— START —
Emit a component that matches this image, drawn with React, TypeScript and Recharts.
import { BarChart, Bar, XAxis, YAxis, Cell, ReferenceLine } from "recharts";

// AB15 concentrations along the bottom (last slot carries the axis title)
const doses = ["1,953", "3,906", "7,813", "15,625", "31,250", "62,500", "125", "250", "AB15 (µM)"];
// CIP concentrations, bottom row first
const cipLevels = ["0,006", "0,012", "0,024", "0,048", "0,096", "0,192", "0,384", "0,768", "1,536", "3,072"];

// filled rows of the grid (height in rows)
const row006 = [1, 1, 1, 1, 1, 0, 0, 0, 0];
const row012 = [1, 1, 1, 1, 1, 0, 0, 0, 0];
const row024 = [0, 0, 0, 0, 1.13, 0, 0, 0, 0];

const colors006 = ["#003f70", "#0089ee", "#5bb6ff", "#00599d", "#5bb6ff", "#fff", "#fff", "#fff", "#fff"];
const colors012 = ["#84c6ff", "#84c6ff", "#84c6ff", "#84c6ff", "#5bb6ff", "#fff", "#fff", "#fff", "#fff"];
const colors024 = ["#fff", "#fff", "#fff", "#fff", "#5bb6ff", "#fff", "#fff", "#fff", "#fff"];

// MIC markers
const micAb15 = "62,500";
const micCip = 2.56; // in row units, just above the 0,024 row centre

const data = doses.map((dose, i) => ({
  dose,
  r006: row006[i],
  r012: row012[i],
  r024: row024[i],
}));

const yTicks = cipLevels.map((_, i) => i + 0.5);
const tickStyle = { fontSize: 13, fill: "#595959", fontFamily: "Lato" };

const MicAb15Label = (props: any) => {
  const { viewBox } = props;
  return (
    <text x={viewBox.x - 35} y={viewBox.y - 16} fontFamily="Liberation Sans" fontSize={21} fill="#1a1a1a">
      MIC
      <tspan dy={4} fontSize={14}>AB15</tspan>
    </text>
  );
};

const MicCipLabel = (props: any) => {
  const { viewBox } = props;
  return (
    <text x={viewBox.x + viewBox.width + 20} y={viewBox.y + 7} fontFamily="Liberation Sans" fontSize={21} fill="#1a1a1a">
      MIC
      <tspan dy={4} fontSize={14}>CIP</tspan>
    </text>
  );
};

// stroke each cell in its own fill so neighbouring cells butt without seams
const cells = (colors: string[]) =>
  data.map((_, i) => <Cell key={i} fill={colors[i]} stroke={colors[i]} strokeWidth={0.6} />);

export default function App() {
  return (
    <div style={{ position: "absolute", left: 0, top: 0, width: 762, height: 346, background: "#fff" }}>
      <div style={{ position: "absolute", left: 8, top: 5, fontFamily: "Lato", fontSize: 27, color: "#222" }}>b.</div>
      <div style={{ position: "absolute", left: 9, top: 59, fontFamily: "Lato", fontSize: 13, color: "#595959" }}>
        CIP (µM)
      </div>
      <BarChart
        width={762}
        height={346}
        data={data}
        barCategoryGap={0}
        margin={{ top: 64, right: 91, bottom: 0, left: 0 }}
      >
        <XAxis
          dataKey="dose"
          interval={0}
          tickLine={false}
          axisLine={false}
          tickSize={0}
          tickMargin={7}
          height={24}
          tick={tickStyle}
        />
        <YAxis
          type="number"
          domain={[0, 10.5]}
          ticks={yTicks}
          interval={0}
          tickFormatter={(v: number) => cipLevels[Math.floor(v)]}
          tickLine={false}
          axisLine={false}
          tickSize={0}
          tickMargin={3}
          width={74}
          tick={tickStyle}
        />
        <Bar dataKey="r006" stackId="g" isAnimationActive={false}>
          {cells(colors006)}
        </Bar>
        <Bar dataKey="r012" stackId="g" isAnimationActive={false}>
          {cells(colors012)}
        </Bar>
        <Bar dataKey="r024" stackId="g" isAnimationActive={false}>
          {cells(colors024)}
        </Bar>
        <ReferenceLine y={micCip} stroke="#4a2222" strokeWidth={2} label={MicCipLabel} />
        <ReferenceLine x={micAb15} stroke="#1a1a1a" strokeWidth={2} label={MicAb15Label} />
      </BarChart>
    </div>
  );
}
— END —
### AIM
Reprint the data above from the opening line to the line holding "data.map((_, i) =>", inclusive, and nothing else.

### FULL SOLUTION
Emit a component that matches this image, drawn with React, TypeScript and Recharts.
import { BarChart, Bar, XAxis, YAxis, Cell, ReferenceLine } from "recharts";

// AB15 concentrations along the bottom (last slot carries the axis title)
const doses = ["1,953", "3,906", "7,813", "15,625", "31,250", "62,500", "125", "250", "AB15 (µM)"];
// CIP concentrations, bottom row first
const cipLevels = ["0,006", "0,012", "0,024", "0,048", "0,096", "0,192", "0,384", "0,768", "1,536", "3,072"];

// filled rows of the grid (height in rows)
const row006 = [1, 1, 1, 1, 1, 0, 0, 0, 0];
const row012 = [1, 1, 1, 1, 1, 0, 0, 0, 0];
const row024 = [0, 0, 0, 0, 1.13, 0, 0, 0, 0];

const colors006 = ["#003f70", "#0089ee", "#5bb6ff", "#00599d", "#5bb6ff", "#fff", "#fff", "#fff", "#fff"];
const colors012 = ["#84c6ff", "#84c6ff", "#84c6ff", "#84c6ff", "#5bb6ff", "#fff", "#fff", "#fff", "#fff"];
const colors024 = ["#fff", "#fff", "#fff", "#fff", "#5bb6ff", "#fff", "#fff", "#fff", "#fff"];

// MIC markers
const micAb15 = "62,500";
const micCip = 2.56; // in row units, just above the 0,024 row centre

const data = doses.map((dose, i) => ({
  dose,
  r006: row006[i],
  r012: row012[i],
  r024: row024[i],
}));

const yTicks = cipLevels.map((_, i) => i + 0.5);
const tickStyle = { fontSize: 13, fill: "#595959", fontFamily: "Lato" };

const MicAb15Label = (props: any) => {
  const { viewBox } = props;
  return (
    <text x={viewBox.x - 35} y={viewBox.y - 16} fontFamily="Liberation Sans" fontSize={21} fill="#1a1a1a">
      MIC
      <tspan dy={4} fontSize={14}>AB15</tspan>
    </text>
  );
};

const MicCipLabel = (props: any) => {
  const { viewBox } = props;
  return (
    <text x={viewBox.x + viewBox.width + 20} y={viewBox.y + 7} fontFamily="Liberation Sans" fontSize={21} fill="#1a1a1a">
      MIC
      <tspan dy={4} fontSize={14}>CIP</tspan>
    </text>
  );
};

// stroke each cell in its own fill so neighbouring cells butt without seams
const cells = (colors: string[]) =>
  data.map((_, i) => <Cell key={i} fill={colors[i]} stroke={colors[i]} strokeWidth={0.6} />);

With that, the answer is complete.